I know this sounds harsh. And it may leave an empty hole (pun intended) in your daily schedule of hovering. I also don’t mean to single you out in any way because the lines between public and private have long been washed away by the interwebs, Instagrams, and legislators who want to require cameras up your ladyparts.

I also think your nose is directly connected to your heart. (Med schools don’t accept applications from fishballs, but hear me out.) Your meddling comes from a place of love and wanting to be connected to your dear son, which I appreciate. I will also confess that I’ve nosed my way into lots of relationships, and it’s always ended badly.

In high school, my friend Ellen and I were after the same bespeckled nerd whom I’ll call Nerd. The three of us hung out way too much, just waiting for something to happen. One night I suggested we give each other back massages. Maybe Nerd didn’t go to med school either because he thought Ellen’s back was her front. Still, I was undeterred. I lay on her bedroom floor, mushing my face into her pepto-pink carpeting while they groped each other just a few feet away. Time to leave? You betcha. But I couldn’t let go.

READ: How My Kids Met Their Grandmother on Her Yahrzeit

In college I did a repeat performance.
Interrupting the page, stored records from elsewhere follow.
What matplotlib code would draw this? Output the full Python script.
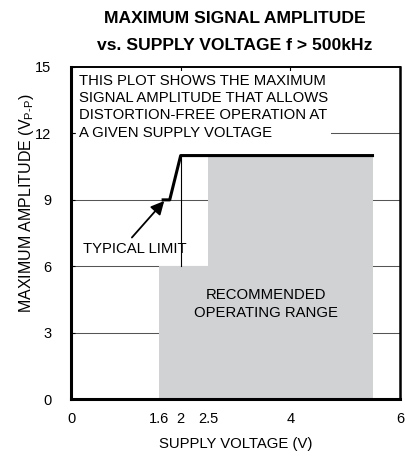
import matplotlib
matplotlib.use('agg')
import matplotlib.pyplot as plt
from matplotlib.patches import Polygon

# typical limit curve
volt = [1.68, 1.8, 2.0, 5.5]
amp = [9, 9, 11, 11]

# recommended operating range outline
range_v = [1.6, 5.5, 5.5, 2.5, 2.5, 1.6]
range_a = [0, 0, 11, 11, 6, 6]

xticks = [0, 1.6, 2, 2.5, 4, 6]
xtick_labels = ['0', '1.6', '2', '2.5', '4', '6']
yticks = [0, 3, 6, 9, 12, 15]

plt.rcParams['font.family'] = ['Liberation Sans', 'DejaVu Sans']
plt.rcParams['mathtext.fontset'] = 'custom'
plt.rcParams['mathtext.rm'] = 'Liberation Sans'

fig = plt.figure(figsize=[4.06, 4.62], dpi=100)
ax = fig.add_axes([0.175, 0.136, 0.81, 0.719])

for y in yticks[1:-1]:
    ax.axhline(y, color='#555555', lw=0.75, zorder=1)

ax.add_patch(Polygon(list(zip(range_v, range_a)), closed=True,
                     facecolor='#d1d2d4', edgecolor='none', zorder=2))
ax.plot([2, 2], [6, 11], color='k', lw=0.8, zorder=3)
ax.plot(volt, amp, 'k-', lw=2.2, zorder=4)

ax.text(0.146, 14.7, 'THIS PLOT SHOWS THE MAXIMUM\nSIGNAL AMPLITUDE THAT ALLOWS\n'
        'DISTORTION-FREE OPERATION AT\nA GIVEN SUPPLY VOLTAGE',
        fontsize=10.7, va='top', ha='left', linespacing=1.3, zorder=5,
        bbox=dict(facecolor='white', edgecolor='none', pad=2))
ax.text(3.56, 4.3, 'RECOMMENDED\nOPERATING RANGE', fontsize=10.7, ha='center', va='center',
        linespacing=1.3, zorder=5)
ax.text(1.167, 6.78, 'TYPICAL LIMIT', fontsize=10.7, ha='center', va='center', zorder=5)
ax.annotate('', xy=(1.70, 8.95), xytext=(1.11, 7.3), zorder=5,
            arrowprops=dict(arrowstyle='-|>', color='k', lw=1.3, mutation_scale=20,
                            shrinkA=0, shrinkB=0))

ax.set_xlim(0, 6)
ax.set_ylim(0, 15)
ax.set_xticks(xticks)
ax.set_xticklabels(xtick_labels)
ax.set_yticks(yticks)
ax.tick_params(axis='x', length=0, pad=9, labelsize=10.5)
ax.tick_params(axis='y', direction='in', length=3, pad=14, labelsize=10.5)
top = ax.secondary_xaxis('top')
top.set_xticks([2, 4])
top.tick_params(direction='in', length=4, labeltop=False)

for side, w in [('left', 2.2), ('bottom', 2.2), ('top', 1.4), ('right', 1.8)]:
    ax.spines[side].set_linewidth(w)
    ax.spines[side].set_zorder(6)
top.spines['top'].set_visible(False)

ax.set_xlabel('SUPPLY VOLTAGE (V)', fontsize=10.7, labelpad=8)
ax.text(-0.135, 0.59, 'MAXIMUM AMPLITUDE (V$_{\\mathrm{P\\text{-}P}}$)', fontsize=11.5,
        rotation=90, ha='center', va='center', transform=ax.transAxes)
fig.text(0.579, 0.950, 'MAXIMUM SIGNAL AMPLITUDE', fontsize=12.6, fontweight='bold',
         ha='center', va='baseline')
fig.text(0.579, 0.892, 'vs. SUPPLY VOLTAGE f > 500kHz', fontsize=12.6, fontweight='bold',
         ha='center', va='baseline')

plt.savefig('out.png', dpi=100)
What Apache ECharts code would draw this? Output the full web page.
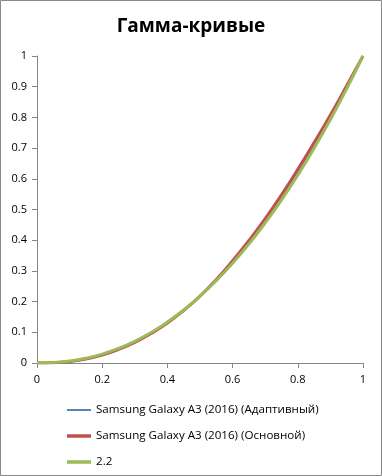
<!DOCTYPE html>
<html><head><meta charset="utf-8">
<script src="https://cdn.jsdelivr.net/npm/echarts@6/dist/echarts.min.js"></script>
<style>html,body{margin:0;padding:0;background:#fff}#c{width:382px;height:476px}</style>
</head><body><div id="c"></div>
<script>
const xs = [0,0.05,0.1,0.15,0.2,0.25,0.3,0.35,0.4,0.45,0.5,0.55,0.6,0.65,0.7,0.75,0.8,0.85,0.9,0.95,1];
const adaptive = [0,0.0012,0.0056,0.014,0.027,0.045,0.068,0.097,0.131,0.172,0.218,0.271,0.330,0.394,0.464,0.541,0.623,0.710,0.802,0.899,1];
const basic = [0,0.001,0.005,0.013,0.026,0.044,0.067,0.096,0.130,0.171,0.218,0.272,0.333,0.399,0.470,0.548,0.631,0.718,0.808,0.903,1];
const g22 = [0,0.0014,0.0063,0.0154,0.029,0.0474,0.0707,0.0993,0.1332,0.1726,0.2176,0.2684,0.325,0.3876,0.4563,0.5311,0.6121,0.6994,0.7931,0.8933,1];
const names = ['Samsung Galaxy A3 (2016) (Адаптивный)','Samsung Galaxy A3 (2016) (Основной)','2.2'];
const title = 'Гамма-кривые';
const pair = (ys) => xs.map((x,i)=>[x, ys[i]]);
const chart = echarts.init(document.getElementById('c'));
const fontFam = 'Open Sans, sans-serif';
const thin = 'path://M0,0L24,0L24,1.5L0,1.5Z';
const thick = 'path://M0,0L24,0L24,3.5L0,3.5Z';
chart.setOption({
  animation:false,
  title:{text:title,left:'center',top:12,textStyle:{fontFamily:fontFam,fontSize:19,fontWeight:'bold',color:'#000'}},
  grid:{left:37,right:19,top:56,bottom:113},
  xAxis:{type:'value',min:0,max:1,interval:0.2,
    axisLine:{show:true,lineStyle:{color:'#868686'}},axisTick:{show:true,length:5,lineStyle:{color:'#868686'}},
    splitLine:{show:false},axisLabel:{color:'#000',fontSize:11,fontFamily:fontFam,margin:11}},
  yAxis:{type:'value',min:0,max:1,interval:0.1,
    axisLine:{show:true,lineStyle:{color:'#868686'}},axisTick:{show:true,length:5,lineStyle:{color:'#868686'}},
    splitLine:{show:false},axisLabel:{color:'#000',fontSize:11,fontFamily:fontFam,margin:10}},
  legend:{orient:'vertical',left:62,top:399,itemWidth:24,itemHeight:10,itemGap:14,symbolKeepAspect:true,
    textStyle:{fontFamily:fontFam,fontSize:11.6,color:'#000'},
    data:[{name:names[0],icon:thin},{name:names[1],icon:thick},{name:names[2],icon:thick}]},
  graphic:[{type:'rect',shape:{x:0.5,y:0.5,width:381,height:475},style:{fill:'none',stroke:'#898989',lineWidth:1},silent:true}],
  series:[
    {name:names[0],type:'line',data:pair(adaptive),symbol:'none',smooth:true,lineStyle:{width:1,color:'#1f5c9e'},itemStyle:{color:'#1f5c9e'}},
    {name:names[1],type:'line',data:pair(basic),symbol:'none',smooth:true,lineStyle:{width:3,color:'#c0504d'},itemStyle:{color:'#c0504d'}},
    {name:names[2],type:'line',data:pair(g22),symbol:'none',smooth:true,lineStyle:{width:3,color:'#9bbb59'},itemStyle:{color:'#9bbb59'}}
  ]
});
</script></body></html>
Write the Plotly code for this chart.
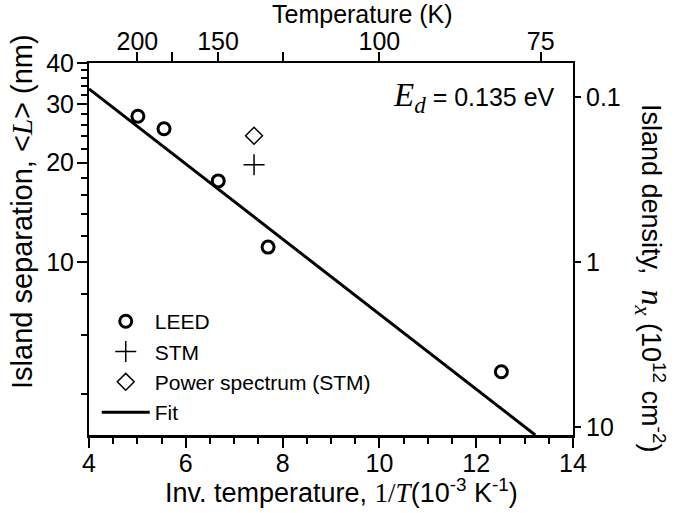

This time I was literally in the same bed with this couple going at it. At least I had the decency to roll myself off the edge before yelling, “I’m still here!”

I may sound like I’m laughing at it all, but Anxious, I am still very ashamed by the way I coveted my friends’ lovers. It came from a place of wanting to be close, yes. But it was wrong. Wrong enough to be included in the Torah’s Top Ten.

The ugliest and last time I did this was when I was in my early 20s and had a best friend whom I’ll call Noodle. (We ate a lot of pasta together.) I wanted to smell like Noodle, sound like Noodle, live inside her medulla oblongnoodle. And when she fell in love with The Boy, I did too.

I couldn’t admit it at the time. I lied to her about my feelings. Especially when she caught me and The Boy watching “Behind the Music” reruns while eating from the same bag of pretzels at 3 in the morning.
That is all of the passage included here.